As the 14th president of Cornell University, it is my responsibility to ensure the well-being of the more than 20,000 students who study, work, and live in Ithaca. To that effect, my administration has made tremendous strides towards improving the student experience; from somewhat reducing the amount of asbestos in a few buildings to making Ryan eat chicken wings with that guy from YouTube, we have greatly improved quality of life on campus.

While most students are content with our contributions, a small but highly vocal minority insists that we are failing them. Despite their cushy positions, they feel compelled to call for higher stipends, expanded insurance, and a host of other privileges far outweighing their contributions to the university. Yes, these graduate students, and more specifically the rabble-rousers of the Cornell Graduate Students United, have made it their life’s work to oppose all recent progress at Cornell.

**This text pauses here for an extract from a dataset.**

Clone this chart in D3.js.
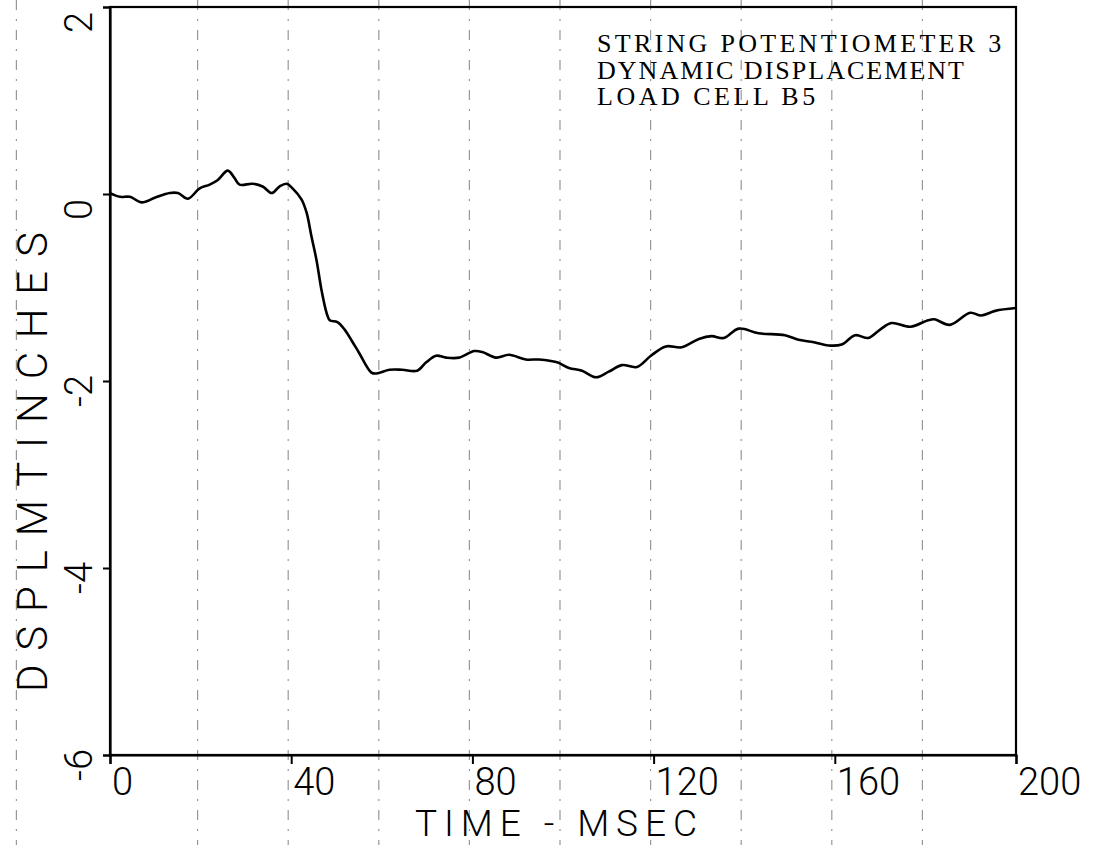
<!DOCTYPE html>
<html><head><meta charset="utf-8">
<script src="https://cdn.jsdelivr.net/npm/d3@7"></script>
<style>html,body{margin:0;padding:0;background:#fff;}svg{display:block;}</style>
</head><body>
<svg id="c" width="1098" height="845"></svg>
<script>
// ---- data ----
const timeMs = [0,2.2,4.4,7,9.9,13.2,15,17.2,19.8,22,23.8,26,27.5,28.6,31.5,33.7,35.7,37.4,39,40.3,42.3,43.4,44.5,45.6,46.7,47.8,48.5,50.2,51.8,53.5,55,57.7,58.8,61.7,64.5,67.8,69.8,72,74.2,77.1,80.4,82.2,85.2,88.1,91.8,94.7,98.7,101.3,104.2,107.3,110.1,113,116.3,119.4,122.7,126.2,130,132.8,135.5,138.8,143.2,149,152,154.8,158.6,161.5,164.5,167.4,170,172.5,176.7,180.6,182,185.4,189.9,192.3,195.4,200];
const displacement = [0.01,-0.03,-0.03,-0.09,-0.04,0.01,0.01,-0.05,0.06,0.1,0.15,0.25,0.17,0.1,0.11,0.08,0.01,0.08,0.11,0.06,-0.06,-0.2,-0.46,-0.71,-1.03,-1.27,-1.35,-1.37,-1.45,-1.58,-1.7,-1.91,-1.92,-1.88,-1.88,-1.89,-1.8,-1.73,-1.75,-1.75,-1.68,-1.69,-1.75,-1.72,-1.77,-1.77,-1.8,-1.86,-1.89,-1.96,-1.9,-1.83,-1.85,-1.73,-1.63,-1.64,-1.55,-1.52,-1.54,-1.44,-1.49,-1.51,-1.56,-1.58,-1.62,-1.61,-1.51,-1.54,-1.45,-1.38,-1.42,-1.35,-1.34,-1.4,-1.27,-1.3,-1.25,-1.22];
const xTicks = [0,40,80,120,160,200];
const yTicks = [2,0,-2,-4,-6];
const xTitle = "TIME - MSEC";
const yTitle = "DSPLMTINCHES";
const noteLines = ["STRING POTENTIOMETER 3","DYNAMIC DISPLACEMENT","LOAD CELL B5"];
const scanLines = [-20,20,40,60,80,100,120,140,160,180];

// ---- layout ----
const svg = d3.select("#c");
const L = 110, R = 1016, T = 7, B = 755;
const x = d3.scaleLinear().domain([0,200]).range([L,R]);
const y = d3.scaleLinear().domain([-6,2]).range([B,T]);
const plotFont = "Roboto, 'DejaVu Sans', sans-serif";

// scan artifact dash lines
svg.append("g").selectAll("line").data(scanLines).join("line")
  .attr("x1", d => x(d) - 3).attr("x2", d => x(d) - 3)
  .attr("y1", 0).attr("y2", 845)
  .attr("stroke", "#333").attr("stroke-width", 1.2).attr("opacity", 0.5)
  .attr("stroke-dasharray", "10,9,2,9");

// frame
svg.append("rect").attr("x", L).attr("y", T).attr("width", R - L).attr("height", B - T)
  .attr("fill", "none").attr("stroke", "#000").attr("stroke-width", 2.2);

// axes
const xAxis = svg.append("g").attr("transform", `translate(0,${B})`)
  .call(d3.axisBottom(x).tickValues(xTicks).tickSize(9).tickFormat(""));
const yAxis = svg.append("g").attr("transform", `translate(${L},0)`)
  .call(d3.axisLeft(y).tickValues(yTicks).tickSize(7).tickFormat(""));
[xAxis, yAxis].forEach(g => {
  g.select(".domain").attr("stroke", "#000").attr("stroke-width", 2.2);
  g.selectAll(".tick line").attr("stroke", "#000").attr("stroke-width", 2);
});

// x tick labels
svg.append("g").selectAll("text").data(xTicks).join("text")
  .attr("x", d => x(d) + 2).attr("y", B + 40)
  .attr("font-family", plotFont).attr("font-weight", 300).attr("font-size", 38)
  .attr("fill", "#000").text(d => d);

// y tick labels (rotated)
svg.append("g").selectAll("text").data(yTicks).join("text")
  .attr("transform", d => `translate(${L - 18},${y(d) + 26}) rotate(-90)`)
  .attr("font-family", plotFont).attr("font-weight", 300).attr("font-size", 38)
  .attr("fill", "#000").text(d => d < 0 ? "-" + Math.abs(d) : d);

// titles
svg.append("text").attr("x", 415).attr("y", 836)
  .attr("font-family", plotFont).attr("font-weight", 300).attr("font-size", 37)
  .attr("textLength", 282).attr("lengthAdjust", "spacing").text(xTitle);
svg.append("text").attr("transform", "translate(47,692) rotate(-90)")
  .attr("font-family", plotFont).attr("font-weight", 300).attr("font-size", 42)
  .attr("textLength", 460).attr("lengthAdjust", "spacing").text(yTitle);

// annotation
svg.append("g").selectAll("text").data(noteLines).join("text")
  .attr("x", 597).attr("y", (d, i) => 52 + i * 26.5)
  .attr("font-family", "'Liberation Serif', 'DejaVu Serif', serif").attr("font-size", 26)
  .attr("textLength", d => d.length * 18.6 - 5).attr("lengthAdjust", "spacing")
  .attr("fill", "#000").text(d => d);

// curve
const pts = timeMs.map((t, i) => [t, displacement[i]]);
svg.append("path").datum(pts)
  .attr("d", d3.line().x(d => x(d[0])).y(d => y(d[1])).curve(d3.curveCatmullRom))
  .attr("fill", "none").attr("stroke", "#000").attr("stroke-width", 2.6)
  .attr("stroke-linejoin", "round");
</script>
</body></html>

During my annual trip to the Ithaca campus, I was greeted by an ugly barrage of homemade signs advocating for greater worker’s compensation. My advisors suggest such demonstrations are all too common even during the 51 weeks of the year I spend in New York. The CGSU demands action on their baseless claims, but they deserve little attention. No, the graduate students fail to realize the fundamental contradiction at the heart of their platform, a flaw so foundational that it is impossible to take their propositions at face value.

This union pigeonholes itself by virtue of its own organization. They masquerade as crusaders for equity, but their den suggests something far more base. What supposedly enlightened and well-deserving scholars would willingly demean themselves by inhabiting the home of animals?

I speak, of course, of their headquarters: the Big Red Barn.

The Big Red Barn! How apt for the proper role of graduate students: to provide for the university while we reward them with the barest minimum of compensation we can legally provide. They are our cows, our pigs, our sheep: if we can wring a few good years out of them before riding them into the ground, we’ll consider it a success. For decades, Cornell believed these graduate students had accepted their positions in our hierarchy. Evidently, they have forgotten their place.

In reality, they should feel grateful we tolerate their presence at all. As a computer scientist specializing in artificial intelligence, I am intimately familiar with the sudden obsolescence of formerly cutting-edge technology. The sewing machine replaced the toiling seamstress practically overnight. What machine will replace the graduate student? I cannot say, but perhaps they should take heed of the fact that no technology will ever produce better eggs than a hen.

I can also code in twelve different languages. Don’t fuck with me.

The CGSU claims Cornell’s administration is Orwellian. But the graduate students should expect nothing less than 1984 while they reside in an animal farm.
President Martha Pollack is a member of the board of executives at IBM and moonlights as the 14th President of Cornell University.